The music was itself timeless. The Oliver Stone movie has increased
sales yet three or four-fold again. I have no idea of figures
but I understand that the numbers are quite impressive.
DCM: Were you associated with Oliver Stone's The Doors? What
aspects of the movie do you think told their story most truthfully?
In what aspects did the movie fall short?
Jac: I was not associated with the film although I did meet with
Oliver at one point. He was curious about the Doors' relationship
to the record company which was always cordial even when Abe
Somer, their attorney, convinced them to go on strike for higher
royalties. I just let them strike. It stopped one day when the
boys said, "Jac is waiting for us to make a move, let's
go over and have a chat." And I said, "You can go back
in the studio tomorrow, I'll make a deal with Abe." I just
don't like the way this thing was done. I'm always available
to talk and I hammered out a deal with the boys which was later
ratified by the lawyer. But I don't think he particularly liked
that. John, in his book, makes reference to a time when Abe got
me on the phone and was trying to puncture the image of Elektra
as being an artist-caring company. The thing that was right about
the movie was all the live performances. They were dead on. I
sat in the screening theater with some trepidation because I
knew that I was being portrayed in the movie by the guy who played
the Lieutenant in Platoon. Not a character with a lot of courage
in that movie. I had met with him and we spent a few hours together.

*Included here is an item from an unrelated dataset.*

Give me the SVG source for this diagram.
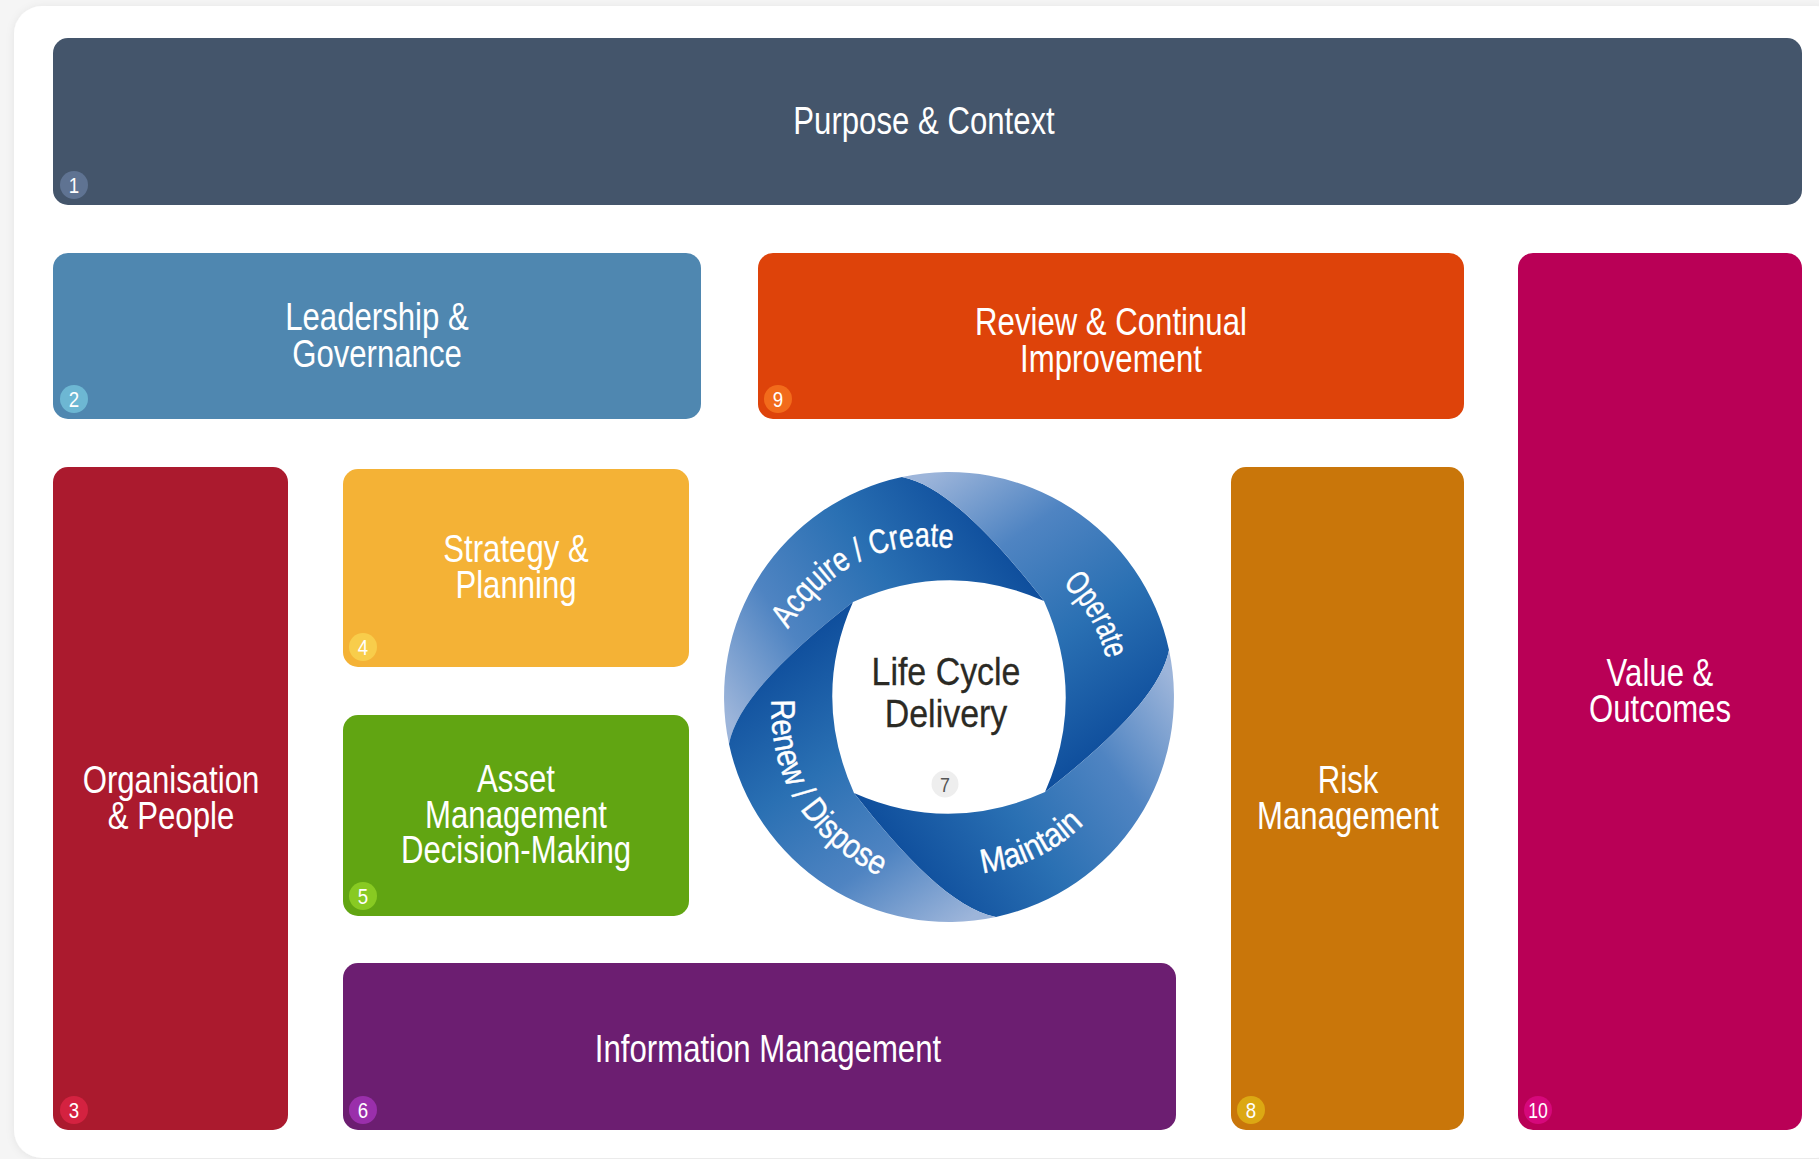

He looked through some Elektra scrapbooks of the period, none
of which I think helped him because he only had one line to say
which is a line I never would have uttered. . ."Well guys,
if you can do on a record what I saw on that stage we'll make
a lot of money." It's a brutish thing to say and not something
that would have emanated from my mouth. Putting that aside I
have attained a certain immortality as a result of it. They were
not originally going to use my name because they couldn't find
the release that I had signed. I was friends with the people
at Carolco and I sent it to the president of Carolco and he lost
it on his desk. So they were going to use some Jewish-sounding
name because their belief was that everybody in the record business
was Jewish. There's some truth to that. Rothchild said, "But
everybody knows, if you use another name you're in trouble...."
so I signed another release. But I thought the live sequences,
especially at The Whisky were magical. They were chilling. And
I thought Val [Kilmer] was terrific. I don't think you can tell
the story of this band. There are just too many things, and they
lived very "densely" so a two-hour movie isn't going
to do it. But what you can do and what I think the movie successfully
did, besides communicating Stone's vision of whatever he thought
the Doors' thing was about, is communicate the experience of
The Doors. That's very tough to recreate.
DCM: What have you wished you could say about The Doors but have
never had the opportunity to say in print?
Jac: The success of The Doors gave Elektra a very special kind
of visibility from which we were able to get other artists as
a result. It was one of the luckiest times of my life. I rode
the tiger. I spent as much energy hanging on as I did enjoying
it. I wish I had enjoyed it more. It was tough. The music of
The Doors affected certain people in a very special way. It demonstrated
that you could boogie and think at the same time; it's very,
very true. There's never been a band quite like them or a band
that will last as long into the future as I think The Doors will.
I think people will always find something of relevance in The
Doors. People who function behind the scenes as I do don't often
get an opportunity to know that they've contributed something
to making it happen. I don't know that it would have happened
without Elektra. I'm not sure that it would have. I think we
were the right label at the right time. We gave each other the
mutual kick over the goal line. They couldn't have done it without
us I don't think, and we couldn't have done it without The Doors.